Mesjid Terindah di Jawa Barat

Mesjid Agung Cianjur yang megah terletak di pusat Kota Cianjur yang dibangun pertama kali tahun 1810 M. oleh penduduk Cianjur yang tidak tercatat namanya. Dibangun di atas tanah wakaf Ny. Raden Bodedar binti Kangjeng Dalem Sabiruddin, Bupati Cianjur ke -4.
Luas Mesjid semula 400 meter. yang berkembang menjadi 2500 meter dan mengalami beberapa perbaikan sampai terakhir yang sangat besar yang ketujuh kali dari tahun 1993 sampai tahun 2000 atau kurang lebih tujuh tahun dengan biaya sekitar Rp. 10 Miliar. Design dan stylasinya memadukan gaya dan ciri khas mesjid tempo dulu dengan gaya arsitektur modern dan dapat menampung sekitar 4000 jemaah. (cianjurkab)
Terbaik di Jabar Walaupun Masjid Agung Cianjur Dibangun Tahun 1810 (harian umum pelita)
BERDIRI kokoh dan megah. Setiap saat, apalagi setiap bulan suci Ramadhan sarat dengan berbagai kegiatan keagamaan yang diikuti umat Islam dalam meningkatkan amaliyah Ramadhan. Begitulah keberadaan Masjid Agung Cianjur, Jabar, yang berada di jantung kota.
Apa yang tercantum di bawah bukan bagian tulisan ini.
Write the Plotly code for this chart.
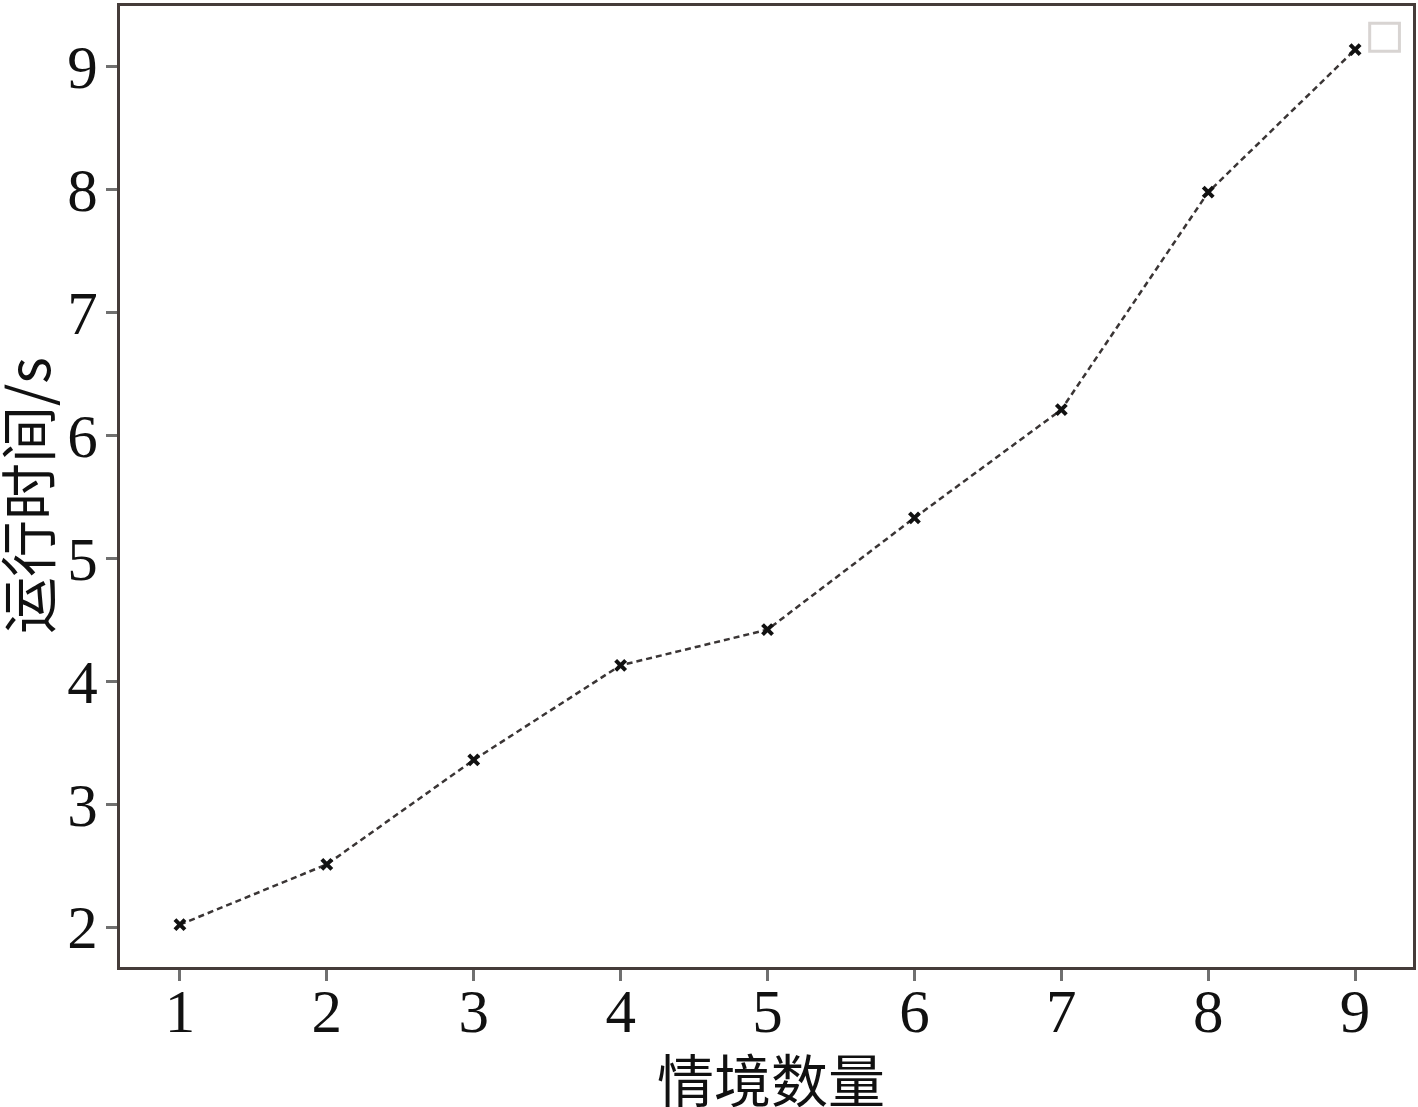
import plotly.graph_objects as go

scenarios = [1, 2, 3, 4, 5, 6, 7, 8, 9]
runtime_s = [2.02, 2.51, 3.36, 4.13, 4.42, 5.33, 6.21, 7.98, 9.14]
x_ticks = [1, 2, 3, 4, 5, 6, 7, 8, 9]
y_ticks = [2, 3, 4, 5, 6, 7, 8, 9]
x_title = "情境数量"
y_title = "运行时间/s"

font_family = "Liberation Serif, DejaVu Serif, Noto Sans CJK SC, serif"
cjk_font = "Noto Sans CJK SC"

fig = go.Figure()
fig.add_trace(go.Scatter(
    x=scenarios, y=runtime_s, mode="lines+markers",
    line=dict(color="#3a3535", width=2.5, dash="6px,4px"),
    marker=dict(symbol="x-thin", size=10, color="#111111",
                line=dict(color="#111111", width=4)),
    showlegend=False,
))

axis_common = dict(
    showline=True, linecolor="#453c3a", linewidth=3, mirror=True,
    showgrid=False, zeroline=False, automargin=False,
    ticks="outside", ticklen=11, tickwidth=3, tickcolor="#707070",
    tickfont=dict(family=font_family, size=61, color="#111111"),
)

fig.update_layout(
    width=1418, height=1107,
    paper_bgcolor="white", plot_bgcolor="white",
    margin=dict(l=120, r=5, t=6, b=140),
    xaxis=dict(range=[0.592, 9.394], tickvals=x_ticks, ticklabelstandoff=-22, **axis_common),
    yaxis=dict(range=[1.675, 9.495], tickvals=y_ticks, ticklabelstandoff=-4, **axis_common),
    annotations=[
        dict(text=x_title, xref="paper", yref="paper", x=0.5, xshift=4, y=-0.0, yshift=-110,
             xanchor="center", yanchor="middle", showarrow=False,
             font=dict(family=cjk_font, size=57, color="#111111")),
        dict(text=y_title, xref="paper", yref="paper", x=0, xshift=-95, y=0.49,
             xanchor="center", yanchor="middle", showarrow=False, textangle=-90,
             font=dict(family=cjk_font, size=57, color="#111111")),
    ],
    shapes=[dict(type="rect", xref="paper", yref="paper",
                 x0=0.9665, x1=0.9895, y0=0.953, y1=0.982,
                 line=dict(color="#d8d4d2", width=3), fillcolor="white")],
)

fig.write_html("out.html", config={"displayModeBar": False},
               post_script="document.body.style.margin='0';")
Dari atas dua menara tinggi yang dimiliki masjid ini, dapat melihat pemandangan kota, yang nyaman tenteram, seiring dengan dilaksanakannya gerakan moral Gerbang Marhamah (Gerakan Pembangunan Masyarakat Berakhlaqul Karimah), yang sudah berlangsung sekitar empat tahun lalu.
Masjid Agung Cianjur, pertama kali dibangun oleh masyarakat Cianjur tahun 1810 M (namun sayang nama-nama orang yang pertamakali membangunnya tidak tercatat-red). Semula ukurannya sangat kecil. Sekitar tahun 1820 M, pertamakali dilakukan perbaikan dan peluasan, sehingga ukurannya menjadi 20 x 20 M2 atau seluas 400 M2.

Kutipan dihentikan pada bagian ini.